- Rows -

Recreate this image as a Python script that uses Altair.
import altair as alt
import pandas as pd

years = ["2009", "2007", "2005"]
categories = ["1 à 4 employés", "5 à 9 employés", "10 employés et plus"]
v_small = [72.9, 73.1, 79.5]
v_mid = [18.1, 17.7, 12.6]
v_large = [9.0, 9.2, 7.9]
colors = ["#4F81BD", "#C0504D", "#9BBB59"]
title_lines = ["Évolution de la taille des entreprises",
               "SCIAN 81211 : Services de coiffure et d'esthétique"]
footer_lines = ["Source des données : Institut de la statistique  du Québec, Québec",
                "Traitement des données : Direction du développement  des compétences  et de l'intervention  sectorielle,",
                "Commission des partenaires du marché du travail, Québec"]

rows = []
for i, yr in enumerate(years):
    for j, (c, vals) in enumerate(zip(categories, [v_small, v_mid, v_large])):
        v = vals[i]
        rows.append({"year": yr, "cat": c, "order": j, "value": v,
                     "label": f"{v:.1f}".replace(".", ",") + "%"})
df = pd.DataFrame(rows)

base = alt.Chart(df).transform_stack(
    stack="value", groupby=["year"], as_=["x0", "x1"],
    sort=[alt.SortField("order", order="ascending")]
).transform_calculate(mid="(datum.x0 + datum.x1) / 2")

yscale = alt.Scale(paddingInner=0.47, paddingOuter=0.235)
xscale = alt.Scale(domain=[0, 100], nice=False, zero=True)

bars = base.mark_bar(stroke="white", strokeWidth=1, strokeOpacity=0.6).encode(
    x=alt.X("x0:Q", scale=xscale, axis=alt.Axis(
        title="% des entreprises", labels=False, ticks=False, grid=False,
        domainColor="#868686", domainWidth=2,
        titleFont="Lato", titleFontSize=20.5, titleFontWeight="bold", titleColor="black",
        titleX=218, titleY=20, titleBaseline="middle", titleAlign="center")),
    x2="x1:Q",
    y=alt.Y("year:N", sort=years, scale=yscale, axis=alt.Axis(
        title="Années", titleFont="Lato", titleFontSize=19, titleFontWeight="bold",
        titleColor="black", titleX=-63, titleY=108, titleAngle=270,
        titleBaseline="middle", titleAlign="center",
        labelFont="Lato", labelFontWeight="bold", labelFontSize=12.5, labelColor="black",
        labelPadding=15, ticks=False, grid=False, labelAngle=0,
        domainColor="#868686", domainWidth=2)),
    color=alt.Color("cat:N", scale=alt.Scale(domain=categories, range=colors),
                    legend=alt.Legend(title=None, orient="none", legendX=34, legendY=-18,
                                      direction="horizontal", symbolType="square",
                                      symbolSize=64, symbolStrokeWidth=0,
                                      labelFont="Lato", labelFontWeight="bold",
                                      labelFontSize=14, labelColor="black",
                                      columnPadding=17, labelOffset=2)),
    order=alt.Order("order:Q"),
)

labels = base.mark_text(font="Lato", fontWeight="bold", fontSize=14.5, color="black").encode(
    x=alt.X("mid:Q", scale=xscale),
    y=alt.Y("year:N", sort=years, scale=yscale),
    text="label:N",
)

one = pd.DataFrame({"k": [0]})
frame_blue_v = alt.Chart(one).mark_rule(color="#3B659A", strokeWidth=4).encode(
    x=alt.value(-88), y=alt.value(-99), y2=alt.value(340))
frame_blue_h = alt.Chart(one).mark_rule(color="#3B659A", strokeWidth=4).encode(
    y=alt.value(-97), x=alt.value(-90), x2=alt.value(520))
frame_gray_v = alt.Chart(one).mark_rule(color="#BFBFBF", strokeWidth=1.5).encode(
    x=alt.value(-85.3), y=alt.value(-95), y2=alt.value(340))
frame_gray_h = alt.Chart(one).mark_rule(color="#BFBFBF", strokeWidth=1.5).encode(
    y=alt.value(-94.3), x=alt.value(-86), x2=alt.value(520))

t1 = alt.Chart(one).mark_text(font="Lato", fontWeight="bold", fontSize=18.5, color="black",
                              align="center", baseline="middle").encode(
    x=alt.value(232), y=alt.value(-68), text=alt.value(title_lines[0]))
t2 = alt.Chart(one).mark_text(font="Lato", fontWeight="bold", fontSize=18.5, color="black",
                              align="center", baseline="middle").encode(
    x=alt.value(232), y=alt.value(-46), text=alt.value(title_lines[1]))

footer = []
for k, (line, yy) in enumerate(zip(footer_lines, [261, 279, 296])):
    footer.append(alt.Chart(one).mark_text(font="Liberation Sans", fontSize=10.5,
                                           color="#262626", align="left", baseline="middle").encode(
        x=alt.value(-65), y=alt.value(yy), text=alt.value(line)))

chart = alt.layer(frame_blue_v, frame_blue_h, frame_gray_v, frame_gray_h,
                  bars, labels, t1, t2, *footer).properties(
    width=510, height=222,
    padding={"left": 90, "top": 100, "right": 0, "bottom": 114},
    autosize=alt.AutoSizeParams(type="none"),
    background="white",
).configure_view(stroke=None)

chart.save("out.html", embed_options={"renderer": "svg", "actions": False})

...

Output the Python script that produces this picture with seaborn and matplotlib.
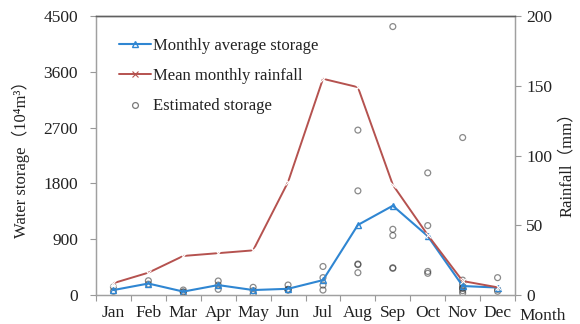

- Task brief -
Starting at the line that contains "Recreate this image" and ending at the line that contains "import pandas as pd", repeat each line exactly, both ends included, and nothing else.

- The response -
Recreate this image as a Python script that uses Altair.
import altair as alt
import pandas as pd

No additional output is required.